Risk Points by Setting

  • Community/drive-thru: noise and haste degrade communication. Use a simple script and slow the interaction. Offer private consults for sensitive meds.
  • Telepharmacy: ensure synchronous video or phone access to a pharmacist at time of dispensing. Log the encounter time and content.
  • Mail order: real-time counseling is still required when accepted. Include a prominent, direct phone number in the package and proactively call for new high-risk meds. Document attempts.
  • Language access: use certified interpreters. Avoid relying on family members for clinical content. Document interpreter use.

Practical Workflow That Survives Scrutiny

  • Intake: confirm allergies, conditions, current meds. Update profile every visit.
  • Verification: perform DUR; resolve alerts; contact prescriber as needed; document decisions.
  • Identify counseling triggers: new Rx, dose/form change, interaction resolved with plan, high-alert list, adherence concerns.
  • Offer to counsel: tech offers, pharmacist named and available now. If declined, offer a callback and record time preference.
  • Deliver focused counseling: 60–120 seconds covering purpose, how, big risk, and teach-back. Provide a written med guide when applicable.
  • Document: checkboxes plus free text for key points and teach-back.
  • Follow-up: for complex starts (warfarin, insulin), schedule a quick call in 48–72 hours; note in profile.

Quick Scripts You Can Use Tomorrow

  • Offer: “I’m the pharmacist. I’d like to go over how to take this safely—it’ll take about a minute. Is now okay?”
  • Open: “This is sertraline for mood. Start with one each morning.”
  • Big risk: “In the first weeks you may feel nausea or sleep changes; that’s common and settles. If you have thoughts of self-harm, call us or go to the ER right away.”
  • Teach-back: “Just so I explained it clearly, when will you take this and what side effect should you watch for?”
  • Refusal: “No problem. I can call you later today or tomorrow. What time works?”

How Corporate Policies Help or Hurt

Policies are double-edged. If they mirror OBRA ’90 and you follow them, they validate your practice. If they look good on paper but your workflow prevents compliance—high quotas, no breaks, chronic understaffing—plaintiffs use them to show systemic negligence.

  • Align metrics with safety: measure documented counseling rates on new/high-alert meds, not just wait times.
  • Staffing: document requests for coverage when volume spikes. It explains why you delayed, not skipped, counseling.
  • Training: keep records showing techs know how to offer counseling and escalate to the pharmacist.

Bottom Line

“Any questions?” is not counseling.

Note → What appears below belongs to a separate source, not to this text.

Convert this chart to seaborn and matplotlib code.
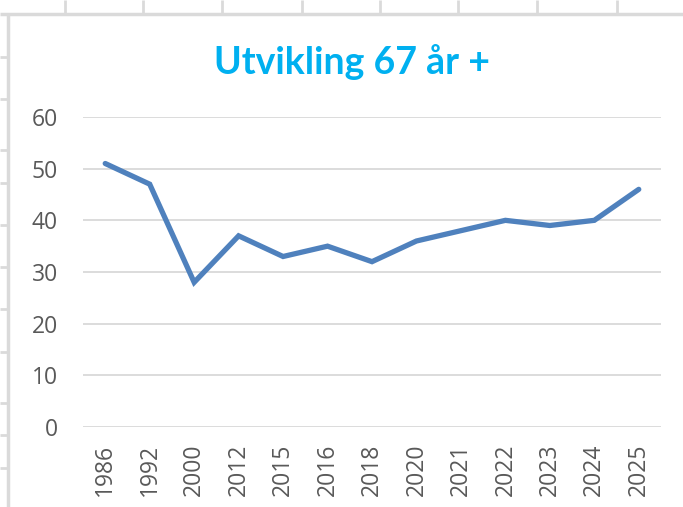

It is a missed chance to prevent harm and weak protection in court. OBRA ’90 and state rules define what you must do: review the therapy prospectively and provide meaningful, pharmacist-led counseling when the patient accepts. Use simple, active scripts, teach-back, and targeted warnings. Document the offer, the substance, and the circumstances. Build a workflow that works in busy, real settings. These steps protect patients first—and, by doing so, protect you.

This article is general information for pharmacists and does not replace legal advice. Consult your state board regulations and your counsel for jurisdiction-specific guidance.